Cancelled

The Diplomacy of Terror. European States and Arab-Palestinian Terrorism during the Cold War CSTPV Seminar with Prof. Valentine Lomellini, University of Padua (Italy)

In the late 1960s, a new political actor appeared on the European stage: armed organisations from the Middle East and the Mediterranean basin export terrorism to the Old Continent to influence the international scene.
France, West Germany, Great Britain and Italy – countries simultaneously affected by domestic terrorism – found themselves facing a new challenge. This globalised terrorist threat was, to some extent, the result of a desire to influence the foreign policy of targeted countries.
But does terrorism work? What are its implications on the international system?
The lecture, which reconstructs and analyses how Western European States responded to international terrorism and their relations in the domain of collective security from the 1960s to the late 1980s, sets itself an ambitious goal: to gain greater insight on whether exported terrorism, characterised by a transnational DNA, has played a role in influencing the world scenario as marked by the Cold War.
Starting from the first Black September hijacking of the Israeli El Al flight in 1968 to the attacks by Arab-Palestinian organisations in Germany, Italy and France and Great Britain in the 1980s, the paper analyses single countries' international policies, intergovernmental cooperation efforts among European countries in the domain of public security, and their interplay with the Cold War scenario.

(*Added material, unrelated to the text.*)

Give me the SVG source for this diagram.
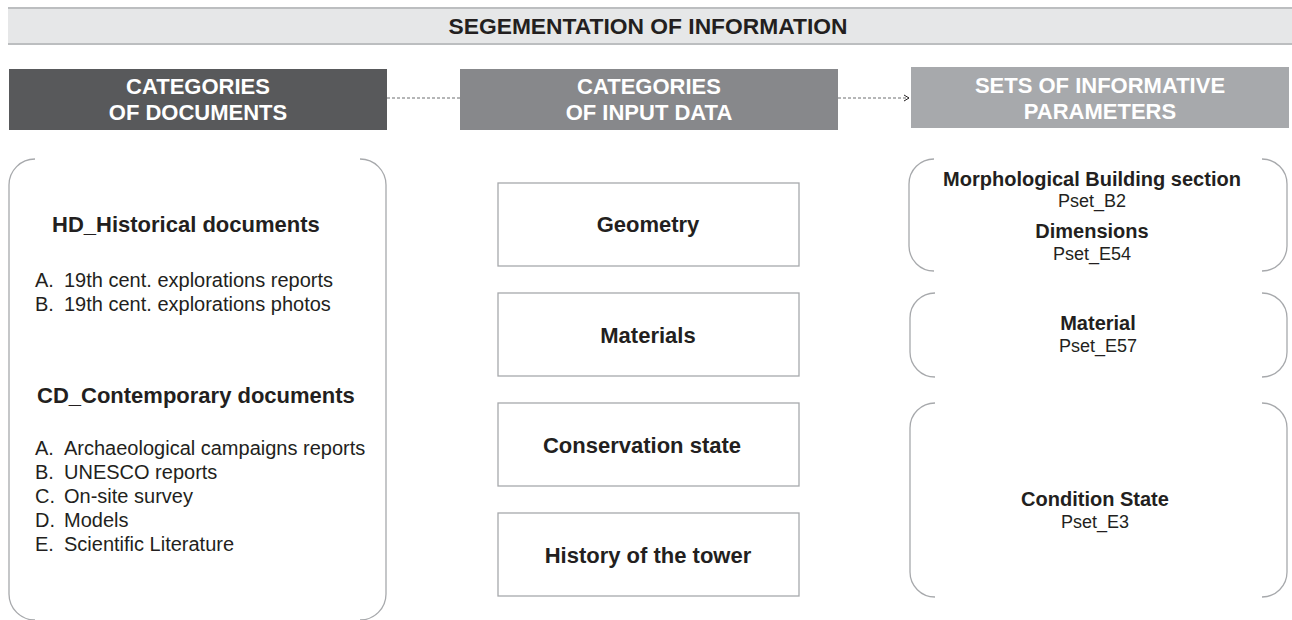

Valentine Lomellini (1981) is an Associate Professor at the Department of Political and Law Sciences, and International Studies at the University of Padua-Italy). She has been Visiting Fellow at the Georgetown University, the London School of Economics, Visiting Professor at the Humboldt Universität, at the Wien Universität, at the St. Cyr Military Institute, at the University of Budapest and Visiting Scholar at the Université La Sorbonne. Valentine is also the Scientific Director of the international academic network IPSe — International Politics & Security which brings together around 15 Universities in Europe and the USA including Stanford, Georgetown, La Sorbonne, St. Andrews, and the European University Institute.

Valentine earned a Ph.D in Political Systems and Institutional Change at the Institute of Advanced Studies IMT (2009) and she was awarded the Medal of the President of the Italian Republic and the Simon Veil Award (2009). She has published around 70 contributions in Italian, English and French in volumes and international scientific reviews such as Modern Italian History, European Contemporary History, Zeitgeschichte.